Senior factual TV executives from the US and Canada are checking in to London this week to meet their international counterparts at Realscreen London, an event dominated by a host of UK producers.
Organisers promise that this inaugural event will “further strengthen the emerging partnership paradigm between UK and international producers and global buyers by fostering networking, idea exchange and dialogue.”
Yet one key topic is missing from the formal agenda of the two-day event: how the sector treats its workforce.
Organizers from CMG, BECTU and Writers Guild of America East meeting in London on October 8.
While employers are coming together to explore production partnerships, so too are the sector’s trade unions, united in their experience of the negative impact on workers of inadequate budgets, excessive working hours and weak attention to workforce welfare.
The UK’s media and entertainment union BECTU, the Canadian Media Guild (CMG) and the Writers Guild of America East (WGAE) have joined forces to encourage producers to sign up to decent minimum standards of work.
Bectu’s ongoing Say No to Exploitation in TV campaign, launched two years ago and extensively covered byBroadcast, has found strong parallels in Canada.
The Canadian Media Guild has been organising with workers in independent factual TV production since last year, when a number of people approached the union with concerns about working conditions and lack of voice.
Following Bectu’s lead, the CMG surveyed 328 workers in a matter of weeks. The results were troubling: no job security, a culture of risk-taking that was leading to accidents and injury, runaway hours and a lack of power to do anything about it.
Dozens of Canadian workers have already signed on to an effort to achieve collective bargaining for people working in this growing and profitable industry and the outreach continues.

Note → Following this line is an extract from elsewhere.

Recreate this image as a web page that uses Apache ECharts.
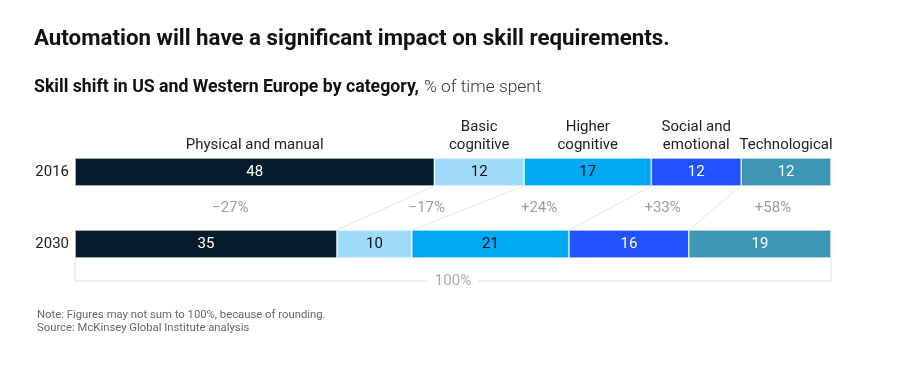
<!DOCTYPE html>
<html><head><meta charset="utf-8">
<script src="https://cdn.jsdelivr.net/npm/echarts@6/dist/echarts.min.js"></script>
<style>html,body{margin:0;padding:0;background:#fff}#c{width:899px;height:371px}</style>
</head><body><div id="c"></div>
<script>
const years = ['2016', '2030'];
const categories = ['Physical and manual', 'Basic\ncognitive', 'Higher\ncognitive', 'Social and\nemotional', 'Technological'];
const values2016 = [48, 12, 17, 12, 12];
const values2030 = [35, 10, 21, 16, 19];
const changes = ['\u221227%', '\u221217%', '+24%', '+33%', '+58%'];
const totalLabel = '100%';
const colors = ['#051c2c', '#9fdcf9', '#00a9f4', '#2251ff', '#3c96b4'];
const textColors = ['#ffffff', '#111111', '#111111', '#ffffff', '#ffffff'];

const FONT = 'Roboto, "Liberation Sans", Arial, sans-serif';
const total = values2016.reduce((a, b) => a + b, 0);
const cum16 = [0], cum30 = [0];
values2016.forEach((v, i) => cum16.push(cum16[i] + v));
values2030.forEach((v, i) => cum30.push(cum30[i] + v));
const BAR = 28;

const barSeries = categories.map((c, i) => ({
  name: c, type: 'bar', stack: 'all', barWidth: BAR,
  data: [values2016[i], values2030[i]],
  itemStyle: { color: colors[i], borderColor: '#ffffff', borderWidth: 0.6 },
  label: { show: true, position: 'inside', color: textColors[i], fontSize: 15, fontFamily: FONT },
  z: 3
}));

const annotSeries = {
  type: 'custom', z: 2, silent: true,
  data: categories.map((c, i) => [i]),
  renderItem: function (params, api) {
    const i = api.value(0);
    const children = [];
    const a0 = api.coord([cum16[i], 0]), a1 = api.coord([cum16[i + 1], 0]);
    const b0 = api.coord([cum30[i], 1]), b1 = api.coord([cum30[i + 1], 1]);
    const topBottom = a0[1] + BAR / 2, botTop = b0[1] - BAR / 2;
    children.push({ type: 'text', style: { text: categories[i], x: (a0[0] + a1[0]) / 2, y: a0[1] - BAR / 2 - 4,
      align: 'center', verticalAlign: 'bottom', fill: '#222', font: '15px ' + FONT, lineHeight: 18 } });
    children.push({ type: 'text', style: { text: changes[i], x: ((a0[0] + a1[0]) / 2 + (b0[0] + b1[0]) / 2) / 2,
      y: (topBottom + botTop) / 2, align: 'center', verticalAlign: 'middle', fill: '#9d9d9d', font: '15px ' + FONT } });
    if (i < categories.length - 1) {
      children.push({ type: 'line', shape: { x1: a1[0], y1: topBottom, x2: b1[0], y2: botTop },
        style: { stroke: '#e6e6e6', lineWidth: 1 } });
    }
    if (i === 0) {
      const s = api.coord([0, 1]), e = api.coord([cum30[cum30.length - 1], 1]);
      const y0 = s[1] + BAR / 2, yb = y0 + 23;
      const mid = (s[0] + e[0]) / 2;
      children.push({ type: 'polyline', shape: { points: [[s[0], y0], [s[0], yb], [mid - 25, yb]] }, style: { stroke: '#e3e3e3', lineWidth: 1, fill: null } });
      children.push({ type: 'polyline', shape: { points: [[mid + 25, yb], [e[0], yb], [e[0], y0]] }, style: { stroke: '#e3e3e3', lineWidth: 1, fill: null } });
      children.push({ type: 'text', style: { text: totalLabel, x: mid, y: yb, align: 'center', verticalAlign: 'middle', fill: '#aaaaaa', font: '15px ' + FONT } });
    }
    return { type: 'group', children: children };
  }
};

const chart = echarts.init(document.getElementById('c'), null, { renderer: 'canvas' });
chart.setOption({
  animation: false,
  title: [
    { text: 'Automation will have a significant impact on skill requirements.', left: 34, top: 28, padding: 0,
      textStyle: { fontFamily: FONT, fontSize: 22.3, fontWeight: 'bold', color: '#111' } },
    { text: '{b|Skill shift in US and Western Europe by category,} {n|% of time spent}', left: 34, top: 79, padding: 0,
      textStyle: { rich: { b: { fontFamily: FONT, fontSize: 17.7, fontWeight: 'bold', color: '#111' }, n: { fontFamily: FONT, fontSize: 17.4, fontWeight: 300, color: '#333' } } } }
  ],
  graphic: [
    { type: 'text', left: 37, top: 309, style: { text: 'Note: Figures may not sum to 100%, because of rounding.\nSource: McKinsey Global Institute analysis', fill: '#666', font: '11.3px ' + FONT, lineHeight: 13 } }
  ],
  grid: { left: 75, right: 68, top: 136, bottom: 91 },
  xAxis: { type: 'value', min: 0, max: total, show: false },
  yAxis: { type: 'category', data: years, inverse: true, axisLine: { show: false }, axisTick: { show: false },
    axisLabel: { color: '#222', fontSize: 15, fontFamily: FONT, margin: 6 } },
  series: barSeries.concat([annotSeries])
});
</script></body></html>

CMG has joined with Bectu and WGAE to put forward an international set of principles for production companies to commit to treating their workers fairly and to ensure the industry can sustain itself.
“People are burning out and getting hurt,” says CMG national president Carmel Smyth.
“Without the talented people who make the content – who research the stories and the people, find the cast, shoot and edit the material, shape each episode into a coherent package for viewers – the industry will fail. We’re here to help build a sustainable industry that takes the needs of the workers into account.”
The Writers Guild of America East, which also works with writers and producers of non-fiction ”reality” TV shows and production talent across all other genres for broadcast, cable networks and online distribution, is equally committed to improving conditions for workers in factual.
“They craft compelling stories that attract large audiences and enormous revenues, and the production companies that employ them reap huge – and growing – profits,” says Justin Molito, one of the WGAE’s organisers.
The WGAE’s industry-wide campaign to represent these freelance employees started more than four years ago, and the union has communicated with thousands of writer-producers about their concerns and needs.
The WGAE has won every representation election it has requested. It has negotiated strong collective bargaining agreements with three significant non-fiction production companies and is bargaining with another.
Unfortunately, some companies – including ITV – refuse to respect their employees’ right to be protected by collectively-bargained agreements.
US elected officials at the local, state, and federal level have urged ITV to reach agreement with the WGAE and the labour movements of the US, the UK and the globe have joined the struggle. This battle has been covered extensively in the US and UK press.
The three unions will be urging factual producers to adopt this set of fundamental principles, whether producing at home or internationally:
– Pay people fairly for the work they do
– Reasonable working hours
– Reasonable time off, including appropriate paid time off
– Negotiate terms with workers and/or their union in good faith and a timely manner. Seal it with a written contract
– Make the safety and health of everyone involved a top priority for each production
– No penalties or reprisals against workers represented by a union or guild
Bectu’s campaign in the UK is supported by a 2013 Code of Practice. It has produced some positives, though it’s clear that to date the majority of UK-based producers of factual content – whether they are members of employers’ associations, are more concerned about future commissions than about the urgent need for constructive engagement with workers and their representatives to drive up employment standards in the sector.